You are viewing an unreleased or outdated version of the documentation

Integrating Snowflake + dbt with Dagster Cloud Insights#

External metrics, such as Snowflake credits, can be integrated into the Dagster Insights UI. The dagster-cloud package contains utilities for capturing and submitting external metrics about data operations to Dagster Cloud via an API.

If you use dbt to materialize tables in Snowflake, use this guide to integrate Snowflake metrics into the Insights UI.


Prerequisites#

To complete the steps in this guide, you'll need:

  • A Dagster Cloud account on the Enterprise plan

  • Access to the Dagster Cloud Insights feature

  • To install the following libraries:

    pip install dagster dagster-cloud dagster-dbt dagster-snowflake
    

    Note: If you already have dagster-cloud installed, make sure you're using version 1.5.1 or newer.


Step 1: Instrument your dbt asset definition#

First, instrument the Dagster @dbt_assets function with dbt_with_snowflake_insights:

from dagster_cloud.dagster_insights import dbt_with_snowflake_insights


@dbt_assets(...)
def my_asset(context: AssetExecutionContext):
    # Typically you have a `yield from dbt_resource.cli(...)`.
    # Wrap the original call with `dbt_with_snowflake_insights` as below.
    dbt_cli_invocation = dbt_resource.cli(["build"], context=context)
    yield from dbt_with_snowflake_insights(context, dbt_cli_invocation)

This passes through all underlying events and emits an AssetObservation for each asset materialization. The observation contains the dbt invocation ID and unique ID that are recorded in the Dagster event log.

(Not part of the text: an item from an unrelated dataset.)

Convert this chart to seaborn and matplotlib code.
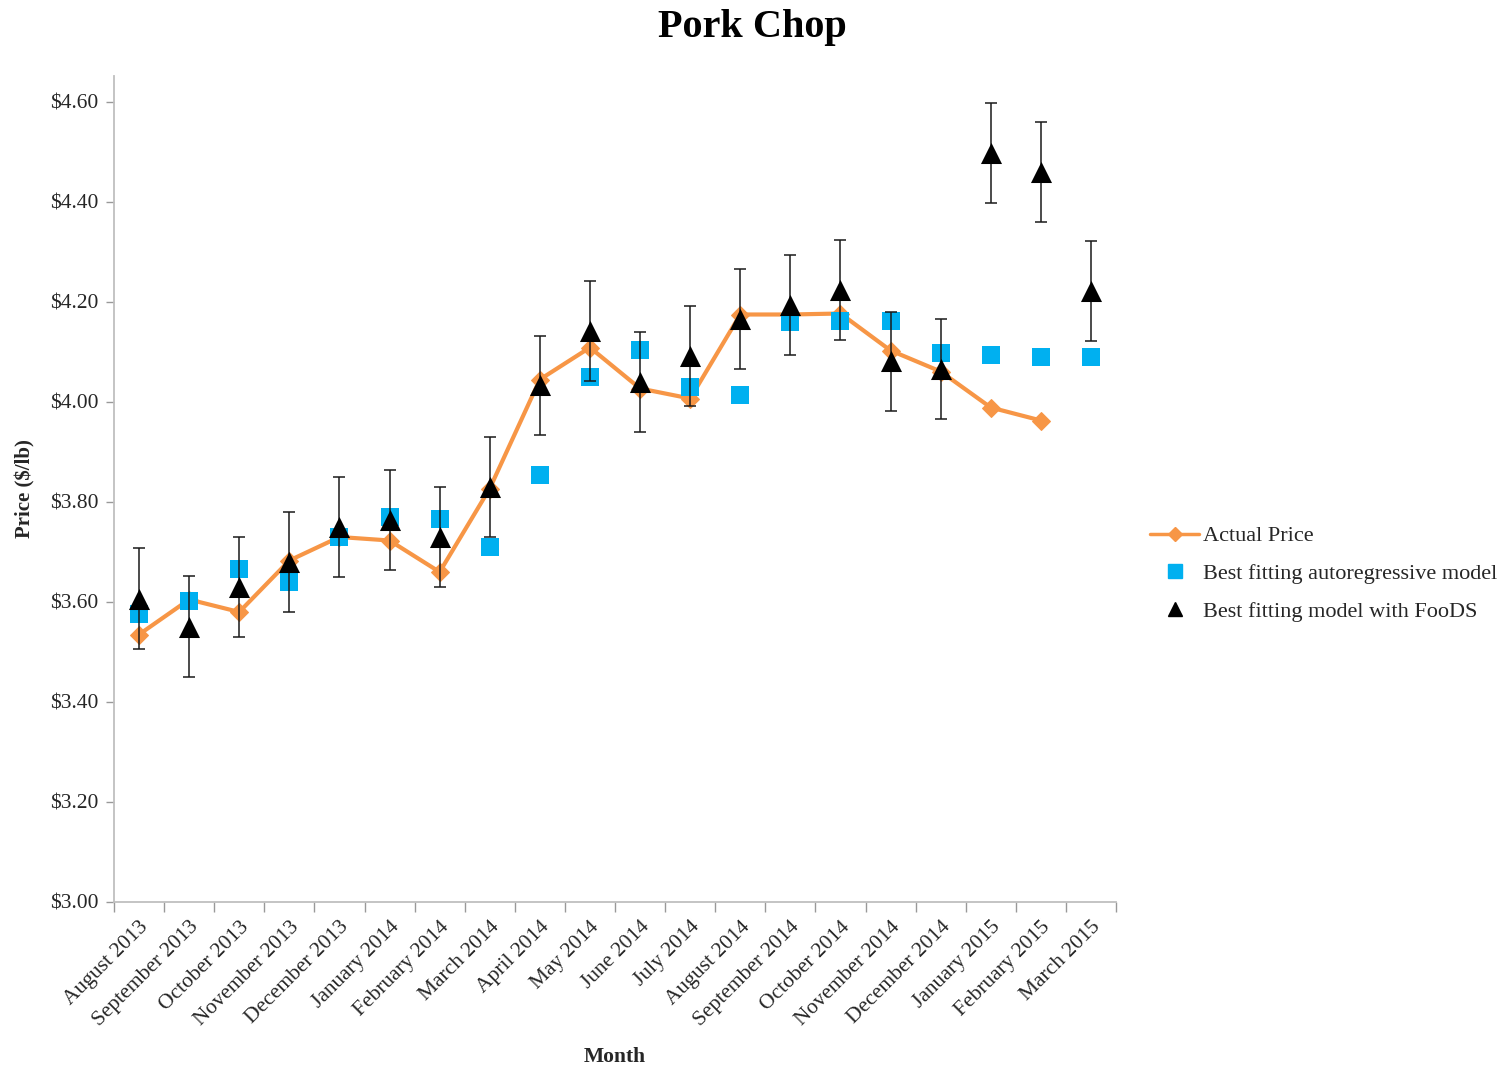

Step 2: Update dbt_project.yml#

Next, add the following to your dbt project's dbt_project.yml:

query-comment:
  comment: "snowflake_dagster_dbt_v1_opaque_id[[[{{ node.unique_id }}:{{ invocation_id }}]]]"
  append: true

This allows you to add a comment to every query recorded in Snowflake's query_history table. The comments will contain the dbt invocation ID and unique ID.

Note: Make sure to include append: true, as Snowflake strips leading comments.


Step 3: Create a metrics ingestion pipeline in Dagster#

The last step is to create a Dagster pipeline that joins asset observation events with the Snowflake query history and calls the Dagster Cloud ingestion API.

To do this, you'll need a Snowflake resource (SnowflakeResource) that can query the query_history table. For example:

from dagster_snowflake import SnowflakeResource
from dagster import Definition, EnvVar

from dagster_cloud.dagster_insights import (
    create_snowflake_insights_asset_and_schedule,
)

snowflake_insights_definitions = create_snowflake_insights_asset_and_schedule(
    "2023-10-5",
    snowflake_resource_key="snowflake_insights",
)

defs = Definitions(
  assets=[..., *snowflake_insights_definitions.assets],
  schedules=[..., snowflake_insights_deifnitions.schedule],
  resources={
    ...,
    "snowflake_insights": SnowflakeResource(
      account=EnvVar("SNOWFLAKE_PURINA_ACCOUNT"),
      user=EnvVar("SNOWFLAKE_PURINA_USER"),
      password=EnvVar("SNOWFLAKE_PURINA_PASSWORD"),
    ),
 }
)

In this example, the snowflake_resource_key is a SnowflakeResource that has access to the query_history table.

Once the pipeline runs, Snowflake credits will be visible in the Insights tab in the Dagster UI:

Snowflake credits in the Insights tab of the Dagster UI